→ Written exercise
Leave out the images; return the rest of the data exactly.

→ Dataset excerpt
━━━━━━━━━━
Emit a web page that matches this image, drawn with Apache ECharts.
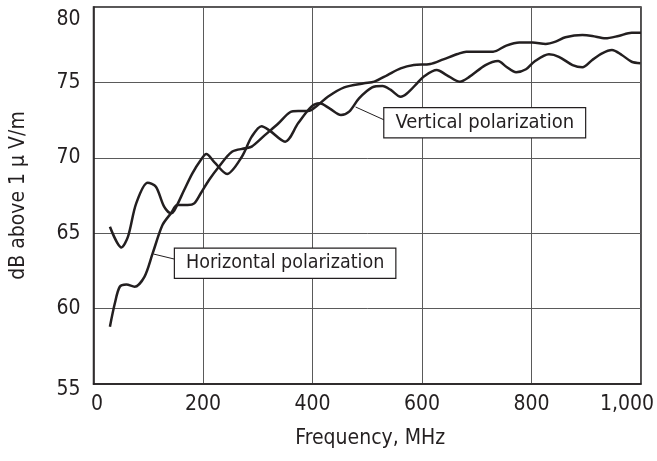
<!DOCTYPE html>
<html><head><meta charset="utf-8">
<script src="https://cdn.jsdelivr.net/npm/echarts@6/dist/echarts.min.js"></script>
<style>html,body{margin:0;padding:0;background:#fff}#c{width:657px;height:461px}</style>
</head><body><div id="c"></div>
<script>
// Vertical polarization (oscillating curve)
const freqV = [30,51,63,78,99,114,129,141.5,147.5,165.6,180.6,196,206,221,244,271,289,307,322,350,374,398,413,431,452,467,485,509,528,543,561,573,591,603,627,645,669,687,716,739,754,772,790,805,832,850,875,893,911,929,947,965,983,999];
const levelV = [65.43,64.06,64.77,66.98,68.35,68.08,66.76,66.32,66.5,67.86,68.97,69.85,70.25,69.7,68.93,70.07,71.4,72.1,71.8,71.07,72.3,73.39,73.61,73.28,72.84,73.06,73.94,74.67,74.76,74.5,74.05,74.28,74.94,75.38,75.82,75.49,75.05,75.38,76.15,76.42,76.04,75.67,75.87,76.37,76.86,76.7,76.15,76.0,76.49,76.93,77.15,76.82,76.37,76.27];
// Horizontal polarization (smoother curve)
const freqH = [30,39,48,60,75,93,108,126,141.5,153,172,184,196,211,229,253,277,289,313,338,359,374,392,410,428,458,494,513,537,561,585,615,639,665,681,730,754,778,802,826,844,862,893,911,935,959,983,1000];
const levelH = [58.8,60.35,61.45,61.6,61.45,62.11,63.66,65.54,66.32,66.87,66.87,66.98,67.65,68.53,69.41,70.4,70.63,70.74,71.5,72.29,73.02,73.1,73.1,73.5,74.05,74.67,74.94,75.05,75.49,75.93,76.15,76.22,76.53,76.88,77.04,77.04,77.44,77.64,77.64,77.55,77.7,77.99,78.14,78.08,77.92,78.08,78.3,78.3];
const xTicks = [0,200,400,600,800,1000];
const xTickLabels = ['0','200','400','600','800','1,000'];
const yTicks = [55,60,65,70,75,80];
const xName = 'Frequency, MHz';
const yName = 'dB above 1 µ V/m';
const labelV = 'Vertical polarization';
const labelH = 'Horizontal polarization';
// annotation anchors in data space: [box center], [leader start on curve], [leader end at box]
const annV = {box:[714.6,72.32], from:[478.7,73.37], to:[531,72.51]};
const annH = {box:[350,63.01], from:[109.5,63.62], to:[155,63.22]};

const FONT = '"Liberation Sans Narrow","DejaVu Sans Condensed","Roboto Condensed",sans-serif';
const INK = '#231f20';
const chart = echarts.init(document.getElementById('c'), null, {renderer:'canvas'});

function annotated(ann, text, fs){
  return {
    markLine: {silent:true, symbol:['none','none'], animation:false,
      lineStyle:{color:INK, width:1, type:'solid'}, label:{show:false},
      data:[[{coord:ann.from},{coord:ann.to}]]},
    markPoint: {silent:true, symbol:'rect', symbolSize:0, animation:false,
      data:[{coord:ann.box, label:{show:true, position:'inside', formatter:text,
        fontFamily:FONT, fontSize:fs, color:INK, backgroundColor:'#fff',
        borderColor:INK, borderWidth:1.2, padding:[4,11,4,11], lineHeight:21}}]}
  };
}

const lineStyle = {color:INK, width:2.5};
chart.setOption({
  animation:false,
  backgroundColor:'#fff',
  grid:{left:93.5, right:11, top:7, bottom:77, show:true, borderColor:INK, borderWidth:1.5, containLabel:false},
  xAxis:{type:'value', min:xTicks[0], max:xTicks[xTicks.length-1], interval:200,
    name:xName, nameLocation:'middle', nameGap:44,
    nameTextStyle:{fontFamily:FONT, fontSize:21, color:INK, padding:[0,0,0,6]},
    axisLine:{show:true, lineStyle:{color:INK, width:1.5}},
    axisTick:{show:false},
    splitLine:{show:true, lineStyle:{color:'#5a5a5a', width:1}},
    axisLabel:{margin:10, fontFamily:FONT, fontSize:21, color:INK,
      formatter:function(v){
        const i = xTicks.indexOf(v); const s = i>=0 ? xTickLabels[i] : String(v);
        if (v===xTicks[0]) return '{f|'+s+'}';
        if (v===xTicks[xTicks.length-1]) return '{l|'+s+'}';
        return s;
      },
      rich:{f:{fontFamily:FONT, fontSize:21, color:INK, padding:[0,0,0,7]},
            l:{fontFamily:FONT, fontSize:21, color:INK, padding:[0,28,0,0]}}}
  },
  yAxis:{type:'value', min:yTicks[0], max:yTicks[yTicks.length-1], interval:5,
    name:yName, nameLocation:'middle', nameGap:64, nameRotate:90,
    nameTextStyle:{fontFamily:FONT, fontSize:21, color:INK},
    axisLine:{show:true, lineStyle:{color:INK, width:1.5}},
    axisTick:{show:false},
    splitLine:{show:true, lineStyle:{color:'#5a5a5a', width:1}},
    axisLabel:{margin:13, fontFamily:FONT, fontSize:21, color:INK,
      formatter:function(v){
        if (v===yTicks[yTicks.length-1]) return '{t|'+v+'}';
        if (v===yTicks[0]) return '{b|'+v+'}';
        return String(v);
      },
      rich:{t:{fontFamily:FONT, fontSize:21, color:INK, padding:[25,0,0,0]},
            b:{fontFamily:FONT, fontSize:21, color:INK, padding:[12,0,0,0]}}}
  },
  series:[
    Object.assign({type:'line', name:labelV, showSymbol:false, smooth:0.3,
      lineStyle:lineStyle, data:freqV.map((f,i)=>[f,levelV[i]]), z:3}, annotated(annV,labelV,20)),
    Object.assign({type:'line', name:labelH, showSymbol:false, smooth:0.3,
      lineStyle:lineStyle, data:freqH.map((f,i)=>[f,levelH[i]]), z:3}, annotated(annH,labelH,19.5))
  ]
});
</script></body></html>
━━━━━━━━━━
→ Problem solution
Emit a web page that matches this image, drawn with Apache ECharts.
<!DOCTYPE html>
<html><head><meta charset="utf-8">
<script src="https://cdn.jsdelivr.net/npm/echarts@6/dist/echarts.min.js"></script>
<style>html,body{margin:0;padding:0;background:#fff}#c{width:657px;height:461px}</style>
</head><body><div id="c"></div>
<script>
// Vertical polarization (oscillating curve)
const freqV = [30,51,63,78,99,114,129,141.5,147.5,165.6,180.6,196,206,221,244,271,289,307,322,350,374,398,413,431,452,467,485,509,528,543,561,573,591,603,627,645,669,687,716,739,754,772,790,805,832,850,875,893,911,929,947,965,983,999];
const levelV = [65.43,64.06,64.77,66.98,68.35,68.08,66.76,66.32,66.5,67.86,68.97,69.85,70.25,69.7,68.93,70.07,71.4,72.1,71.8,71.07,72.3,73.39,73.61,73.28,72.84,73.06,73.94,74.67,74.76,74.5,74.05,74.28,74.94,75.38,75.82,75.49,75.05,75.38,76.15,76.42,76.04,75.67,75.87,76.37,76.86,76.7,76.15,76.0,76.49,76.93,77.15,76.82,76.37,76.27];
// Horizontal polarization (smoother curve)
const freqH = [30,39,48,60,75,93,108,126,141.5,153,172,184,196,211,229,253,277,289,313,338,359,374,392,410,428,458,494,513,537,561,585,615,639,665,681,730,754,778,802,826,844,862,893,911,935,959,983,1000];
const levelH = [58.8,60.35,61.45,61.6,61.45,62.11,63.66,65.54,66.32,66.87,66.87,66.98,67.65,68.53,69.41,70.4,70.63,70.74,71.5,72.29,73.02,73.1,73.1,73.5,74.05,74.67,74.94,75.05,75.49,75.93,76.15,76.22,76.53,76.88,77.04,77.04,77.44,77.64,77.64,77.55,77.7,77.99,78.14,78.08,77.92,78.08,78.3,78.3];
const xTicks = [0,200,400,600,800,1000];
const xTickLabels = ['0','200','400','600','800','1,000'];
const yTicks = [55,60,65,70,75,80];
const xName = 'Frequency, MHz';
const yName = 'dB above 1 µ V/m';
const labelV = 'Vertical polarization';
const labelH = 'Horizontal polarization';
// annotation anchors in data space: [box center], [leader start on curve], [leader end at box]
const annV = {box:[714.6,72.32], from:[478.7,73.37], to:[531,72.51]};
const annH = {box:[350,63.01], from:[109.5,63.62], to:[155,63.22]};

const FONT = '"Liberation Sans Narrow","DejaVu Sans Condensed","Roboto Condensed",sans-serif';
const INK = '#231f20';
const chart = echarts.init(document.getElementById('c'), null, {renderer:'canvas'});

function annotated(ann, text, fs){
  return {
    markLine: {silent:true, symbol:['none','none'], animation:false,
      lineStyle:{color:INK, width:1, type:'solid'}, label:{show:false},
      data:[[{coord:ann.from},{coord:ann.to}]]},
    markPoint: {silent:true, symbol:'rect', symbolSize:0, animation:false,
      data:[{coord:ann.box, label:{show:true, position:'inside', formatter:text,
        fontFamily:FONT, fontSize:fs, color:INK, backgroundColor:'#fff',
        borderColor:INK, borderWidth:1.2, padding:[4,11,4,11], lineHeight:21}}]}
  };
}

const lineStyle = {color:INK, width:2.5};
chart.setOption({
  animation:false,
  backgroundColor:'#fff',
  grid:{left:93.5, right:11, top:7, bottom:77, show:true, borderColor:INK, borderWidth:1.5, containLabel:false},
  xAxis:{type:'value', min:xTicks[0], max:xTicks[xTicks.length-1], interval:200,
    name:xName, nameLocation:'middle', nameGap:44,
    nameTextStyle:{fontFamily:FONT, fontSize:21, color:INK, padding:[0,0,0,6]},
    axisLine:{show:true, lineStyle:{color:INK, width:1.5}},
    axisTick:{show:false},
    splitLine:{show:true, lineStyle:{color:'#5a5a5a', width:1}},
    axisLabel:{margin:10, fontFamily:FONT, fontSize:21, color:INK,
      formatter:function(v){
        const i = xTicks.indexOf(v); const s = i>=0 ? xTickLabels[i] : String(v);
        if (v===xTicks[0]) return '{f|'+s+'}';
        if (v===xTicks[xTicks.length-1]) return '{l|'+s+'}';
        return s;
      },
      rich:{f:{fontFamily:FONT, fontSize:21, color:INK, padding:[0,0,0,7]},
            l:{fontFamily:FONT, fontSize:21, color:INK, padding:[0,28,0,0]}}}
  },
  yAxis:{type:'value', min:yTicks[0], max:yTicks[yTicks.length-1], interval:5,
    name:yName, nameLocation:'middle', nameGap:64, nameRotate:90,
    nameTextStyle:{fontFamily:FONT, fontSize:21, color:INK},
    axisLine:{show:true, lineStyle:{color:INK, width:1.5}},
    axisTick:{show:false},
    splitLine:{show:true, lineStyle:{color:'#5a5a5a', width:1}},
    axisLabel:{margin:13, fontFamily:FONT, fontSize:21, color:INK,
      formatter:function(v){
        if (v===yTicks[yTicks.length-1]) return '{t|'+v+'}';
        if (v===yTicks[0]) return '{b|'+v+'}';
        return String(v);
      },
      rich:{t:{fontFamily:FONT, fontSize:21, color:INK, padding:[25,0,0,0]},
            b:{fontFamily:FONT, fontSize:21, color:INK, padding:[12,0,0,0]}}}
  },
  series:[
    Object.assign({type:'line', name:labelV, showSymbol:false, smooth:0.3,
      lineStyle:lineStyle, data:freqV.map((f,i)=>[f,levelV[i]]), z:3}, annotated(annV,labelV,20)),
    Object.assign({type:'line', name:labelH, showSymbol:false, smooth:0.3,
      lineStyle:lineStyle, data:freqH.map((f,i)=>[f,levelH[i]]), z:3}, annotated(annH,labelH,19.5))
  ]
});
</script></body></html>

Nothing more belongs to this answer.